Now rewrite the update as to work only on the graphics object of the off-screen image. However, we start with a screen erase.

public void update (Graphics g) {

    offGraphics.setColor(getBackground());
    offGraphics.fillRect(0, 0, offDimension.width, offDimension.height);

    offGraphics.setColor(Color.white);
    offGraphics.fillOval(100, 100, 100, 100);
    offGraphics.fillOval(210, 100, 100, 100);
    offGraphics.setColor(Color.black);
    offGraphics.fillOval((int)(lx-8), (int)(ly-8), 16, 16);
    offGraphics.fillOval((int)(rx-8), (int)(ry-8), 16, 16);
    
    g.drawImage(offImage, 0, 0, this);
}

Add a call to drawImage in the update method to map the off-screen image to the screen.

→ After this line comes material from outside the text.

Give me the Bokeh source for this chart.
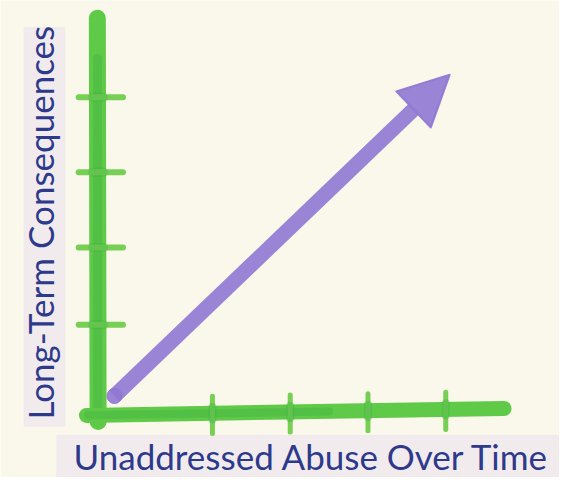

public void update (Graphics g) {

    offGraphics.setColor(getBackground());
    offGraphics.fillRect(0, 0, offDimension.width, offDimension.height);

    offGraphics.setColor(Color.white);
    offGraphics.fillOval(100, 100, 100, 100);
    offGraphics.fillOval(210, 100, 100, 100);
    offGraphics.setColor(Color.black);
    offGraphics.fillOval((int)(lx-8), (int)(ly-8), 16, 16);
    offGraphics.fillOval((int)(rx-8), (int)(ry-8), 16, 16);
    
    g.drawImage(offImage, 0, 0, this);
}

Adapt paint as to work with the update implementation.

public void paint (Graphics g) {
    update(g);
}

Exercise: why do we work here with the update method, and not with the paint method?